## [Information shown]

▽

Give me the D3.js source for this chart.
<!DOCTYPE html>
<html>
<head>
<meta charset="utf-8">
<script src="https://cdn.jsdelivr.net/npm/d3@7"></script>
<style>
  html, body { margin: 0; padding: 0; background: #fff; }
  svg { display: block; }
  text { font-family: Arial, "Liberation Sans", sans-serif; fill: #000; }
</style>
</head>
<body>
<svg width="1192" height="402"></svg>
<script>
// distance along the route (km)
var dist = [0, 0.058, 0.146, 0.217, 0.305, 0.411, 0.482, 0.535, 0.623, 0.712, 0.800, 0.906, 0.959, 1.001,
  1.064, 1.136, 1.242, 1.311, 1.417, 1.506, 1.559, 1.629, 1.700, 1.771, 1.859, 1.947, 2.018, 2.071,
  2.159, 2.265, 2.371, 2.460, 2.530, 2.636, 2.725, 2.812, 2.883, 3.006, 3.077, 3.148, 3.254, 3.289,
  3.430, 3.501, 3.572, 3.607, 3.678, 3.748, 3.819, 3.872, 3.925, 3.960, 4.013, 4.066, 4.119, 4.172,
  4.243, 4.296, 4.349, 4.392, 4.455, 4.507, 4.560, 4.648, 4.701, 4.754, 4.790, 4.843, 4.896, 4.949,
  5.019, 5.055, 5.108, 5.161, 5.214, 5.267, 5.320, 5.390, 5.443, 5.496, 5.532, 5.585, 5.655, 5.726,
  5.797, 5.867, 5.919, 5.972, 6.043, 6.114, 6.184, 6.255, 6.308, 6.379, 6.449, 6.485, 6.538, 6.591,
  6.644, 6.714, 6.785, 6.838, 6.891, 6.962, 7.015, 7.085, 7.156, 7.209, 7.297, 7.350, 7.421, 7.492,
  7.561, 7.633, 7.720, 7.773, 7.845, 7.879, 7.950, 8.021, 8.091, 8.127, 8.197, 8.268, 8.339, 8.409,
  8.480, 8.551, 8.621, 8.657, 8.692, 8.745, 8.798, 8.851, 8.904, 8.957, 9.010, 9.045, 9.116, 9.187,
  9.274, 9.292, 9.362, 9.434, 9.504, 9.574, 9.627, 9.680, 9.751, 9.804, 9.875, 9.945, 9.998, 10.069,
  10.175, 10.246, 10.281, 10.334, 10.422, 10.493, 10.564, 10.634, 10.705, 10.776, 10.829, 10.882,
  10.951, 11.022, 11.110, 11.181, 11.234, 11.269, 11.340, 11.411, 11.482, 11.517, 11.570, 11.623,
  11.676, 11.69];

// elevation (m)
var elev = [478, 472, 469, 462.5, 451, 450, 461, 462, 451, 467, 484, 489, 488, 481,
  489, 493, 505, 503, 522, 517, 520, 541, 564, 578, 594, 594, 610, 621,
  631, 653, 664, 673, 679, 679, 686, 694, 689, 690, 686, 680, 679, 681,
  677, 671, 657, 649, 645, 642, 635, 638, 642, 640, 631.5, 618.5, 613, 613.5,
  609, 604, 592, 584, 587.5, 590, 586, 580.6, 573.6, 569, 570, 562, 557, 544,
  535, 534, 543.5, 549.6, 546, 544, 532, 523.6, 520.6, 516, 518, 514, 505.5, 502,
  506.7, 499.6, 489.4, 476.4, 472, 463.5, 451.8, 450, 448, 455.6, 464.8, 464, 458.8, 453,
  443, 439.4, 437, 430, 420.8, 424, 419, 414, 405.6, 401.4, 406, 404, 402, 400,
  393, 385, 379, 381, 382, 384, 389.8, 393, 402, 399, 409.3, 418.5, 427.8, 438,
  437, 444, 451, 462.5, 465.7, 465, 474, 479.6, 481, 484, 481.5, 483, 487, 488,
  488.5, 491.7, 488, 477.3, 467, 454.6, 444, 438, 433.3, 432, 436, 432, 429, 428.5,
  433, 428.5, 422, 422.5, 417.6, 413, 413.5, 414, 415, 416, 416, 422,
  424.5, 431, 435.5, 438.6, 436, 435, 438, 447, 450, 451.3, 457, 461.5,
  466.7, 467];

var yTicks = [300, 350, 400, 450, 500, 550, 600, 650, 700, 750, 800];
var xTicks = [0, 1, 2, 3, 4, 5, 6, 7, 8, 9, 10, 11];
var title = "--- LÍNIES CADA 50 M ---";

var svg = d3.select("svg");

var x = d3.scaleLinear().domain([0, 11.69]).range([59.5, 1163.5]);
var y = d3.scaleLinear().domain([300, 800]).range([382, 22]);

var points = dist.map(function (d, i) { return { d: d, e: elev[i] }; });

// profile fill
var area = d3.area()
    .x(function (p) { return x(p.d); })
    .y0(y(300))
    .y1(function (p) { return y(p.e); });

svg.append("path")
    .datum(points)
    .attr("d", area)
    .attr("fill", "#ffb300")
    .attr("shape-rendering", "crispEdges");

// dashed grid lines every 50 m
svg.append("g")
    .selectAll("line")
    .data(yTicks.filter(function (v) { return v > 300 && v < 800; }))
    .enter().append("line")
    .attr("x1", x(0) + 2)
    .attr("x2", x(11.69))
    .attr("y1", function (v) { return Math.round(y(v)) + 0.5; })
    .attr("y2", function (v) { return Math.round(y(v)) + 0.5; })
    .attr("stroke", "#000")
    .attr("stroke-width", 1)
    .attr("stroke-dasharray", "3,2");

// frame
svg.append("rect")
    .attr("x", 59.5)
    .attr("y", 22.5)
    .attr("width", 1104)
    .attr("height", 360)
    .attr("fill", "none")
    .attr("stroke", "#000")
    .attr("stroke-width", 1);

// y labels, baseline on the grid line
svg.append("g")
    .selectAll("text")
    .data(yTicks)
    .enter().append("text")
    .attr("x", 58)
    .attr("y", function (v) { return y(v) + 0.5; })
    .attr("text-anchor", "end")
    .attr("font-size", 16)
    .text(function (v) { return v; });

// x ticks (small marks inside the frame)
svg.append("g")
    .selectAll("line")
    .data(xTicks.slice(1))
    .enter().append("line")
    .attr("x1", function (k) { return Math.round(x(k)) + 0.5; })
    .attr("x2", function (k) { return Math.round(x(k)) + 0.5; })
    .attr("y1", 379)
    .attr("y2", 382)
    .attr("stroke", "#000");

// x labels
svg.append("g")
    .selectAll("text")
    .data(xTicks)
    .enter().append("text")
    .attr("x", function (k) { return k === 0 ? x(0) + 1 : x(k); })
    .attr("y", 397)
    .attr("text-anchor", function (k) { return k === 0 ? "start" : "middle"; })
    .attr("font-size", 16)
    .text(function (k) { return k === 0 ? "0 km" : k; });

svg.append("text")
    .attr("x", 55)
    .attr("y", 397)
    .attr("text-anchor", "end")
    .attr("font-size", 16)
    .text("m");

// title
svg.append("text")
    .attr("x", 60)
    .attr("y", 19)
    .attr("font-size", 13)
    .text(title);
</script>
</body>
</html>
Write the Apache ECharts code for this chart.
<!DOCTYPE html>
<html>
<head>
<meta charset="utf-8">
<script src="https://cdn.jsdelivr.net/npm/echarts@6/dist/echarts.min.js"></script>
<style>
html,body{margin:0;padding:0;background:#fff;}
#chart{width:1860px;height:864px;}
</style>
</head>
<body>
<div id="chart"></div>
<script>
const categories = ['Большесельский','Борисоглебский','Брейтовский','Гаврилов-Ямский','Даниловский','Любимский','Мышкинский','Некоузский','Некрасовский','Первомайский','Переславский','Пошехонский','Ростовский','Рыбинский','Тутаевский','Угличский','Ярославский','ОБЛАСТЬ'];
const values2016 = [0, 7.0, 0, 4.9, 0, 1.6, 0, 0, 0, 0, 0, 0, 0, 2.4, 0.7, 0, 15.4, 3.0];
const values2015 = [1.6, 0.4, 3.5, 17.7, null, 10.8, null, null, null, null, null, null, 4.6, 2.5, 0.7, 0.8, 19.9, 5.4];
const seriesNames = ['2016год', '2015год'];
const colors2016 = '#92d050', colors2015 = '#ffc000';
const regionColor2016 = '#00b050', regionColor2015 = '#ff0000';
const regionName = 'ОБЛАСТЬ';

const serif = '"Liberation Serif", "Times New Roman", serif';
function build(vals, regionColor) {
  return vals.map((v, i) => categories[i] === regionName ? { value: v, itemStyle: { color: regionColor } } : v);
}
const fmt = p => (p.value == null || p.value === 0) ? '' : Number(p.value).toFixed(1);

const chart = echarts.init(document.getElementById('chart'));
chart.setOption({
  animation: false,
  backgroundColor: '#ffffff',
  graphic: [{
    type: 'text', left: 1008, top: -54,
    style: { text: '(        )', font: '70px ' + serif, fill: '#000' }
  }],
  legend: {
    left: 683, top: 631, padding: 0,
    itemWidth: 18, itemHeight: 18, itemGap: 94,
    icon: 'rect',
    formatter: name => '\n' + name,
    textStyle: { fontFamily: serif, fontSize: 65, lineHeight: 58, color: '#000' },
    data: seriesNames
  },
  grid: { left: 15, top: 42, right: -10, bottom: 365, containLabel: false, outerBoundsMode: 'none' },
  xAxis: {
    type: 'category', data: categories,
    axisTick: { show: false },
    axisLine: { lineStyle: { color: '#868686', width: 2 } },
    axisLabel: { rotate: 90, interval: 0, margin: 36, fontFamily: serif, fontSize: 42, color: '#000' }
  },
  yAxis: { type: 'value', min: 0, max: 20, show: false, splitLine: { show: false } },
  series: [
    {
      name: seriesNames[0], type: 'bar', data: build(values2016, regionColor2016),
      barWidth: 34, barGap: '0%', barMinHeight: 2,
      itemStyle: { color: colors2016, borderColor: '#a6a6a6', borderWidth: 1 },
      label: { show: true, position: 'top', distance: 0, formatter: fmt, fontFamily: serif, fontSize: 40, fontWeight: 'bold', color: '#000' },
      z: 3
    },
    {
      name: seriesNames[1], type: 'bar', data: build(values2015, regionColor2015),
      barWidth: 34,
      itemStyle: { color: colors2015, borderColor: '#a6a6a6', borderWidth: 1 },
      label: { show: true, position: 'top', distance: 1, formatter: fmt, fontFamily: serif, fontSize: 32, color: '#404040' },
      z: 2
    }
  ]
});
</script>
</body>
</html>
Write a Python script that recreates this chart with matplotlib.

△

Of all the lines in the entries, how many contain the word "this"? Give only the number.

3